One thing we can say about states that attempt to move so early in the process is that they often aren't successful. Between 2000 and 2002, for instance, there were 26 bills before state legislatures that would have changed the timing of those states' delegate selection events, but only one was successful according to the National Conference of State Legislatures. In 2003, though, there were 23 bills, of which, eight passed. One out of every three bill proposed passing in the year before the primaries are to be conducted is far better than the one in twenty-six chance the bills prior to 2003 had. The period between 2004 and 2008 was much the same. There was an unusual amount of successful early action, but it paled in comparison to all the movement that was witnessed in 2007. In other words, this is a long way of saying that you have to take much of this legislative action with a grain of salt (...and New Jersey hasn't even had any legislative action. In fact, much of the story on New Jersey is simply speculative at this point. There's a bit of a quirk in the law the legislature passed last year refining the timing of the presidential primary there. I'll get to that later, however.). What we do have are three interesting situations in three different states that are worth talking about.

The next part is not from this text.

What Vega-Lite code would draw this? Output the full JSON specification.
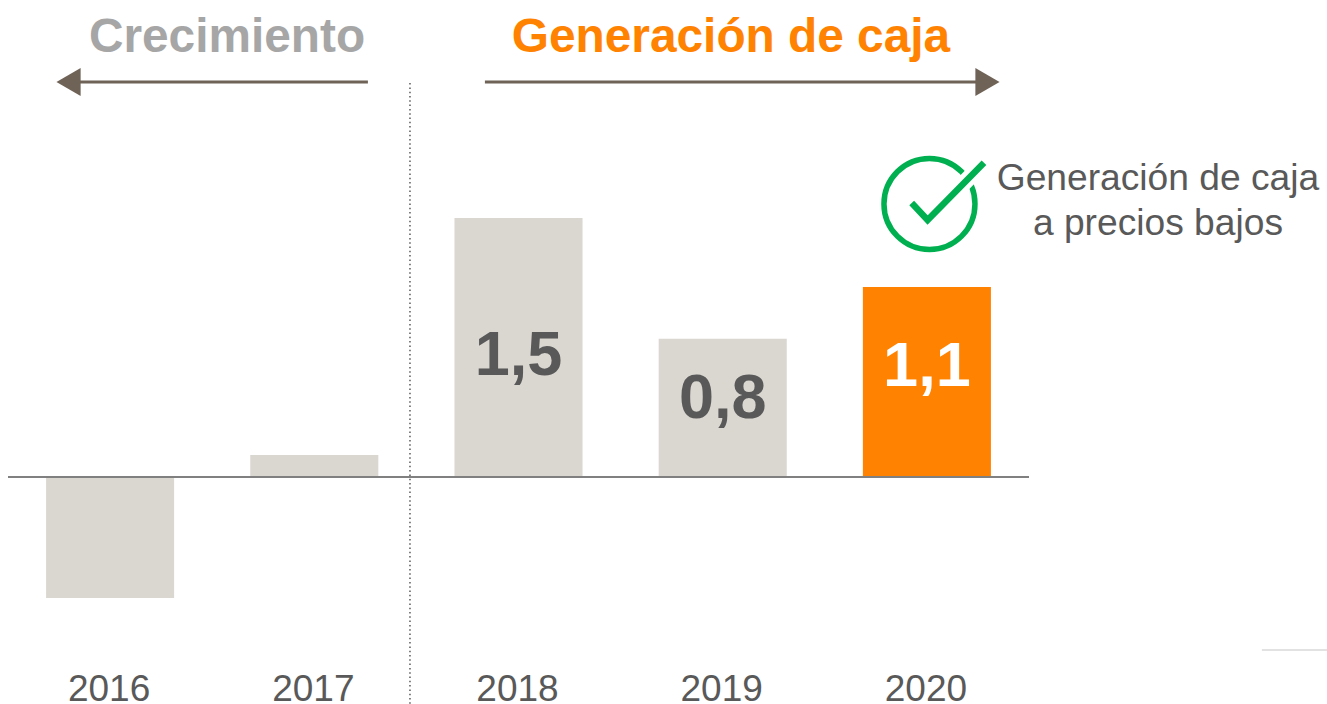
{
"$schema":"https://vega.github.io/schema/vega-lite/v6.json",
"width":1327,"height":704,"padding":0,"autosize":{"type":"none"},"background":"white",
"config":{"view":{"stroke":null},"font":"Liberation Sans"},
"datasets":{
"bars":[{"year":"2016","value":-0.7},{"year":"2017","value":0.127},{"year":"2018","value":1.5},{"year":"2019","value":0.8},{"year":"2020","value":1.1}],
"barLabels":[{"year":"2018","label":"1,5","pos":0.591},{"year":"2019","label":"0,8","pos":0.342},{"year":"2020","label":"1,1","pos":0.527}],
"titles":[{"px":2016.573,"py":2.461,"label":"Crecimiento"},{"px":2019.041,"py":2.461,"label":"Generación de caja"}],
"side":[{"px":2021.132,"py":1.662,"label":"Generación de caja"},{"px":2021.132,"py":1.401,"label":"a precios bajos"}],
"arrows":[{"px":2015.804,"px2":2017.263,"py":2.287},{"px":2017.836,"px2":2020.29,"py":2.287}],
"check":[{"px":2019.926,"py":1.587,"o":1},{"px":2020.004,"py":1.488,"o":2},{"px":2020.28,"py":1.82,"o":3}]
},
"resolve":{"scale":{"x":"independent"},"axis":{"x":"independent"}},
"layer":[
{"encoding":{"x":{"field":"year","type":"ordinal","scale":{"type":"band","paddingInner":0.373,"paddingOuter":0.1865,"range":[8,1029],"domain":["2016","2017","2018","2019","2020"]},
   "axis":{"title":null,"orient":"bottom","domain":false,"ticks":false,"labelAngle":0,"labelFontSize":37,"labelColor":"#595959","labelPadding":4,"labelOffset":-1,"offset":-37,"labelFont":"Liberation Sans"}}},
 "layer":[
 {"data":{"name":"bars"},"mark":{"type":"bar"},
  "encoding":{
   "y":{"field":"value","type":"quantitative","scale":{"domain":[-1.314,2.762]},"axis":null},
   "color":{"condition":{"test":"datum.year==='2020'","value":"#ff8200"},"value":"#dad6d0"}}},
 {"data":{"name":"barLabels"},"mark":{"type":"text","fontSize":63,"fontWeight":"bold","baseline":"alphabetic","align":"center"},
  "encoding":{
   "y":{"field":"pos","type":"quantitative","scale":{"domain":[-1.314,2.762]},"axis":null},
   "text":{"field":"label"},
   "color":{"condition":{"test":"datum.year==='2020'","value":"#ffffff"},"value":"#595959"}}}
]},
{"encoding":{"x":{"field":"px","type":"quantitative","scale":{"domain":[2015.4613,2021.9598],"nice":false,"zero":false},"axis":null},
             "y":{"field":"py","type":"quantitative","scale":{"domain":[-1.314,2.762]},"axis":null}},
 "layer":[
 {"data":{"values":[{"px":2015.5005,"px2":2020.5005,"py":0}]},"mark":{"type":"rule","color":"#808080","strokeWidth":2},"encoding":{"x2":{"field":"px2"}}},
 {"data":{"values":[{"px":2017.469,"py":2.281,"py2":-1.314}]},"mark":{"type":"rule","color":"#595959","strokeWidth":1.5,"strokeDash":[1.5,2.8]},"encoding":{"y2":{"field":"py2"}}},
 {"data":{"values":[{"px":2021.641,"px2":2021.96,"py":-1.002}]},"mark":{"type":"rule","color":"#d9d9d9","strokeWidth":1.5},"encoding":{"x2":{"field":"px2"}}},
 {"data":{"name":"arrows"},"mark":{"type":"rule","color":"#6f6257","strokeWidth":3},"encoding":{"x2":{"field":"px2"}}},
 {"data":{"values":[{"px":2015.797,"py":2.287}]},"mark":{"type":"point","shape":"triangle-left","filled":true,"size":780,"color":"#6f6257","opacity":1}},
 {"data":{"values":[{"px":2020.297,"py":2.287}]},"mark":{"type":"point","shape":"triangle-right","filled":true,"size":780,"color":"#6f6257","opacity":1}},
 {"data":{"values":[{"px":2020.013,"py":1.581}]},"mark":{"type":"point","shape":"circle","filled":false,"size":8281,"color":"#00b050","strokeWidth":5.5,"opacity":1}},
 {"data":{"name":"check"},"mark":{"type":"line","color":"#ffffff","strokeWidth":16,"strokeCap":"butt"},"encoding":{"order":{"field":"o"}}},
 {"data":{"name":"check"},"mark":{"type":"line","color":"#00b050","strokeWidth":6.5,"strokeCap":"butt","strokeJoin":"miter"},"encoding":{"order":{"field":"o"}}},
 {"data":{"name":"titles"},"mark":{"type":"text","fontSize":47.8,"fontWeight":"bold","baseline":"alphabetic","align":"center"},
  "encoding":{"text":{"field":"label"},"color":{"condition":{"test":"datum.label==='Crecimiento'","value":"#a6a6a6"},"value":"#ff8200"}}},
 {"data":{"name":"side"},"mark":{"type":"text","fontSize":37.2,"color":"#595959","baseline":"alphabetic","align":"center"},"encoding":{"text":{"field":"label"}}}
]}
]
}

In the Sooner state, the bill that has been filed does not deal with the timing of the state's presidential primary in 2012. The primary will still be held on the first Tuesday in February (February 7, 2012). Instead, HB 1340, sponsored by Republican Rep. Charles Key, would shift the financial burden for carrying out the primary from the state to the political parties that desire to be included on the ballot. This would put Oklahoma in a situation that is the opposite of the system that emerged in South Carolina for the 2008 cycle. South Carolina, for years has held either a party-run caucus or primary for allocating national party delegates for the purposes of presidential nominations. The parties were charged with footing the bill(s) for the contest(s). Prior to 2008, though, the South Carolina legislature passed and then overrode a gubernatorial veto to grant the state power to conduct presidential primary elections, but to also have them foot the bill. The parties maintained the ability to set the date of the election, though, to ensure that South Carolina remained the earliest primary in the South.

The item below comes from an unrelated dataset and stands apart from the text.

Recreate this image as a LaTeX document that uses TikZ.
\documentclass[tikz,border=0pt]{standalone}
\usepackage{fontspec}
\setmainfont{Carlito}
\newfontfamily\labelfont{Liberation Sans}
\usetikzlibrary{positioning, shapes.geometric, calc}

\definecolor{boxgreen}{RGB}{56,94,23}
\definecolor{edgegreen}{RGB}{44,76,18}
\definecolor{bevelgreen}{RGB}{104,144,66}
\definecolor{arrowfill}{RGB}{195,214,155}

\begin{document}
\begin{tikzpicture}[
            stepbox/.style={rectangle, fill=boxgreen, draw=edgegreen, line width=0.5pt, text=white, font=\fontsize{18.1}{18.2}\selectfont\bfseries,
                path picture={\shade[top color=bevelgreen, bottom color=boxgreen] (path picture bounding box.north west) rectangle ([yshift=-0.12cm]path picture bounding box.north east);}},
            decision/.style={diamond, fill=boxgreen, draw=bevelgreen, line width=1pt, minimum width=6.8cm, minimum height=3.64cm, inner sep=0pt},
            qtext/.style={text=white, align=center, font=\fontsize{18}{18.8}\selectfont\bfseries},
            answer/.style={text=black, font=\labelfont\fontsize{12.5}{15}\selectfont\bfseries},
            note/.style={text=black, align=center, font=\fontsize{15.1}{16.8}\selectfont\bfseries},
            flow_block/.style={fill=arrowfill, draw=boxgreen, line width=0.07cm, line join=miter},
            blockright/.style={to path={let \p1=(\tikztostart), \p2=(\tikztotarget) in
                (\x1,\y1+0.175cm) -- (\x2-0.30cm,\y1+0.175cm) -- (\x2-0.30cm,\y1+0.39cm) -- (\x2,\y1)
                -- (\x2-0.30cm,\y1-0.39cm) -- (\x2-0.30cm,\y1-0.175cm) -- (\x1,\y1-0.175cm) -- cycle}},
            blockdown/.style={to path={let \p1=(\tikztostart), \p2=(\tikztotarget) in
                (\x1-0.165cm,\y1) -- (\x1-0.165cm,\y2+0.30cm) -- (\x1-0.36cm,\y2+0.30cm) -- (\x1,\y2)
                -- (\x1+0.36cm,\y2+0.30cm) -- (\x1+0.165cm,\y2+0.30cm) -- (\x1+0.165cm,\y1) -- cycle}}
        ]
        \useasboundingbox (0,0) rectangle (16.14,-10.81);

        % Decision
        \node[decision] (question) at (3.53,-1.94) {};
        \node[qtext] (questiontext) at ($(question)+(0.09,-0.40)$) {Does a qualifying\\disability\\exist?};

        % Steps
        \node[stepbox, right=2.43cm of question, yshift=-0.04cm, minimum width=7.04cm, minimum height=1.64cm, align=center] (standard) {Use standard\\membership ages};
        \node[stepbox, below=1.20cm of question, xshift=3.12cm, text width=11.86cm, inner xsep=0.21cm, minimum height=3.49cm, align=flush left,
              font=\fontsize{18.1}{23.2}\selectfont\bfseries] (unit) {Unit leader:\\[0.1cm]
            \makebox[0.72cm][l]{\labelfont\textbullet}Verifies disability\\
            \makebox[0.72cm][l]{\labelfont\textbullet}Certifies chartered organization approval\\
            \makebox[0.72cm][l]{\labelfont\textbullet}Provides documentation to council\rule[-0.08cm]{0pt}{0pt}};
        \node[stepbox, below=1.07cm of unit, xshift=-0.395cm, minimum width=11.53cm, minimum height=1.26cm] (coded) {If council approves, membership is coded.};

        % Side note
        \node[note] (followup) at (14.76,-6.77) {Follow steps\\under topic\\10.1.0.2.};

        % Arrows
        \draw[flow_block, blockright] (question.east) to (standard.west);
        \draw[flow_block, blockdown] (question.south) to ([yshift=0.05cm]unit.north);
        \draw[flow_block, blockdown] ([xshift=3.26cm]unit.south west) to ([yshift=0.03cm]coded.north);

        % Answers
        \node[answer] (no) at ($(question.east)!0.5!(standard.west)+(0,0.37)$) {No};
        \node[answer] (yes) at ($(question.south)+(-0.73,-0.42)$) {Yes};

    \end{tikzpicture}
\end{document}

If, however, this bill is to pass the Oklahoma legislature and be signed into law (Republicans control both the House and the Senate in the legislature, but Democratic Governor Brad Henry may have something to say about whether the bill becomes a law.), Oklahoma could establish a model for other states to follow in these increasingly difficult economic times. The state in essence is saying, "We'll run the show, but only if you put up the money." [Alternately, South Carolina said, "We'll run the show and take the bill, but you [the parties] set the date."] And that certainly makes sense in a state where the presidential primaries and the primaries for state and local offices are separate. The presidential primary is a matter of party business and not necessarily in the domain of the states. State legislatures having control of presidential primaries in most states is simply a function of the fallout from the McGovern-Fraser reforms that were put in place in 1972. States had to come into compliance with the new rules and in most cases, the easiest way to accomplish that was to combine it with the primary elections for state and local offices -- a decision controlled by the state legislatures.

If, then, Oklahoma pulls the trigger on this bill, the example would certainly be set for other states to follow suit. Again, though, there would potentially be some variation in terms of how able states are in following the Sooner state's lead. States like Oklahoma, where the presidential primary is a separate election, would likely find it easier to pull this off than in states like North Carolina or Indiana or Texas where every elective office at stake has a primary on the same day. I suppose the latter states could simple call for parties to assist in paying the costs of the primary. And in the end, that is all HB 1340 in Oklahoma is asking, not for the parties to take on all the costs, but to take on most of them. The level would just potentially be lower in the states with concurrent primaries for president and state and local offices.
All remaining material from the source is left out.